Just like the name has it … this museum is about Rembrandt’s house! Not his artwork.
The building was constructed in 1606 and 1607. Back then, the street was known as the Sint Anthonisbreestraat and not Jodenbreestraat like in the present day. Rembrandt purchased the house in 1639 with a princely sum of 13.000 guilders to be paid in instalments. He was at the height of his fame when he moved in with his wife Saskia Uylenburgh. For 20 years, he lived and worked in this house. This was where the famous Night Watch was painted, where his children were born and where Saskia, his beloved wife died. Failing to keep up his mortgage, Rembrandt was forced into bankruptcy in 1656. The house was auctioned in 1658 and all his possession were sold off piece by piece. Rembrandt had to move to a modest rented house on the Rozengracht with his mistress Hendrickje Stoffels, their young daughter Cornelia and Rembrandt’s seventeen-year-old son Titus, where he lived until his death in 1669 at the age of 63.
The house has many different occupants the following 250 years. Finally, the Amsterdam City Council bought the house and handed it over to Stichting Rembrandthuis, a foundation set up in 1907. A museum was opened in 1911 dedicated to the artist. In the 1990s, a modern new wing was added and the Rembrandt’s house was carefully restored and reconstructed according to its 17th-century interior. That bankruptcy inventory was crucial in recreating the content of Rembrandt’s home for this museum.
Rembrandt Harmenszoon van Rijn from Leiden was an art dealer, a painter, a teacher and a printmaker. The Rembrandt House Museum offers a glimpse of Rembrandt’s everyday life back in the 17th century. It presents a reconstructed living situation such as the artist studio, his living quarters, artifact chamber and printing room. On display are 6 of Rembrandt’s very own paintings, his etchings and also paintings by other artists during his time.

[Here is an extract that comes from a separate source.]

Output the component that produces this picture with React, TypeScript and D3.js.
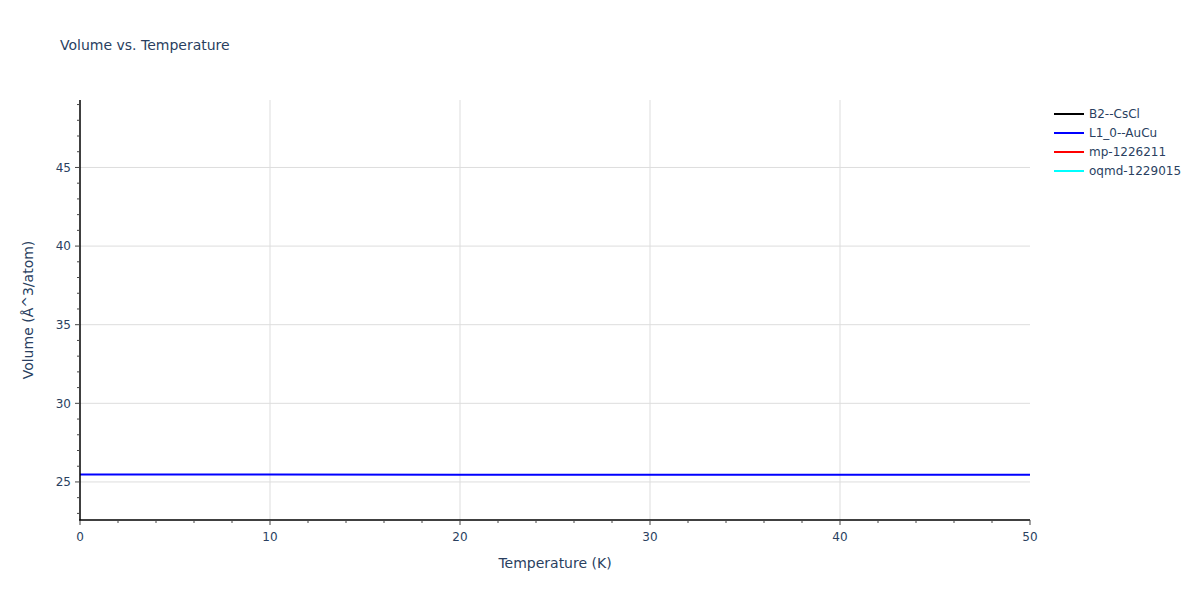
import React from "react";
import * as d3 from "d3";

const W = 1200;
const H = 600;
const margin = { left: 80, right: 170, top: 100, bottom: 80 };

const seriesNames = ["B2--CsCl", "L1_0--AuCu", "mp-1226211", "oqmd-1229015"];
const seriesColors = ["#000000", "#0000ff", "#ff0000", "#00ffff"];

const temperatures = [0, 10, 20, 30, 40, 50];
const volB2: number[] = [];
const volL10 = [25.47, 25.468, 25.465, 25.461, 25.457, 25.452];
const volMp: number[] = [];
const volOqmd: number[] = [];
const seriesValues = [volB2, volL10, volMp, volOqmd];

const xTicks = [0, 10, 20, 30, 40, 50];
const yTicks = [25, 30, 35, 40, 45];
const xDomain = [0, 50];
const yDomain = [22.58, 49.29];

export default function App() {
  const x = d3.scaleLinear().domain(xDomain).range([margin.left, W - margin.right]);
  const y = d3.scaleLinear().domain(yDomain).range([H - margin.bottom, margin.top]);
  const font = "'DejaVu Sans', verdana, arial, sans-serif";
  const textColor = "#2a3f5f";
  const xMinor = d3.range(0, 50.001, 2).filter((v) => v % 10 !== 0);
  const yMinor = d3.range(23, 49.5, 1).filter((v) => v % 5 !== 0);
  const line = d3
    .line<number>()
    .x((_, i) => x(temperatures[i]))
    .y((d) => y(d));

  const x0 = x(0);
  const x1 = x(50);
  const yb = y(yDomain[0]);
  const yt = y(yDomain[1]);

  return (
    <svg width={W} height={H} style={{ display: "block", position: "absolute", left: 0, top: 0, background: "#fff" }}>
      <rect x={0} y={0} width={W} height={H} fill="#fff" />
      <text x={60} y={50} fontFamily={font} fontSize={14} fill={textColor}>
        Volume vs. Temperature
      </text>
      {/* grid */}
      {xTicks.slice(1, -1).map((t) => (
        <line key={"gx" + t} x1={x(t)} x2={x(t)} y1={yt} y2={yb} stroke="#dddddd" strokeWidth={1} />
      ))}
      {yTicks.map((t) => (
        <line key={"gy" + t} x1={x0} x2={x1} y1={y(t)} y2={y(t)} stroke="#dddddd" strokeWidth={1} />
      ))}
      {/* series */}
      {seriesValues.map((vals, i) =>
        vals.length ? (
          <path key={"s" + i} d={line(vals) || ""} fill="none" stroke={seriesColors[i]} strokeWidth={2} />
        ) : null
      )}
      {/* axes */}
      <line x1={x0} x2={x0} y1={yt} y2={yb + 1} stroke="#000" strokeWidth={1.5} />
      <line x1={x0 - 0.75} x2={x1} y1={yb} y2={yb} stroke="#000" strokeWidth={1.5} />
      {xTicks.map((t) => (
        <g key={"xt" + t}>
          <line x1={x(t)} x2={x(t)} y1={yb} y2={yb + 5} stroke="#444" strokeWidth={1} />
          <text x={x(t)} y={yb + 21} textAnchor="middle" fontFamily={font} fontSize={12} fill={textColor}>
            {t}
          </text>
        </g>
      ))}
      {xMinor.map((t) => (
        <line key={"xm" + t} x1={x(t)} x2={x(t)} y1={yb} y2={yb + 3} stroke="#444" strokeWidth={1} />
      ))}
      {yTicks.map((t) => (
        <g key={"yt" + t}>
          <line x1={x0 - 5} x2={x0} y1={y(t)} y2={y(t)} stroke="#444" strokeWidth={1} />
          <text x={x0 - 9} y={y(t)} dy="0.35em" textAnchor="end" fontFamily={font} fontSize={12} fill={textColor}>
            {t}
          </text>
        </g>
      ))}
      {yMinor.map((t) => (
        <line key={"ym" + t} x1={x0 - 3} x2={x0} y1={y(t)} y2={y(t)} stroke="#444" strokeWidth={1} />
      ))}
      <text x={(x0 + x1) / 2} y={568} textAnchor="middle" fontFamily={font} fontSize={14} fill={textColor}>
        Temperature (K)
      </text>
      <text
        transform={`translate(33, ${(yt + yb) / 2}) rotate(-90)`}
        textAnchor="middle"
        fontFamily={font}
        fontSize={14}
        fill={textColor}
      >
        Volume (Å^3/atom)
      </text>
      {/* legend */}
      {seriesNames.map((n, i) => (
        <g key={"lg" + i} transform={`translate(1054, ${114 + i * 19})`}>
          <line x1={0} x2={30} y1={0} y2={0} stroke={seriesColors[i]} strokeWidth={2} />
          <text x={35} y={0} dy="0.35em" fontFamily={font} fontSize={12} fill={textColor}>
            {n}
          </text>
        </g>
      ))}
    </svg>
  );
}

Since I know nothing about art, such museum with a real life story is an interesting visit for me. A chance to inspect the inside of a grand Amsterdam house room by room, which once upon a time belong to a famous Dutch master. My last visit took about an hour and a half. Look out for the daily demonstrations of etching process (ground floor) and how paint was prepared and mixed during that period of time (upper floor). Be careful going up the narrow and almost vertically steep staircase! Demonstrations are free of charge and require no reservation. Enjoy the free multilingual audio guide and if you are with kids, a special audio tour is available in Dutch and English.
Address: Jodenbreestraat 4. 1011 NK Amsterdam .
Opening hours: Everyday 10am -6pm
Entrance fees: €13.00 (adults), €4.00 (6-17yrs) and kids 0-6 yrs are free
Free entry for Museum Card holder and other cards.
Check site for more details and current exhibitions.
15 minutes walk from Amsterdam Central train station or take the trams number 9 and 14 instead of walking and stop at Waterlooplein.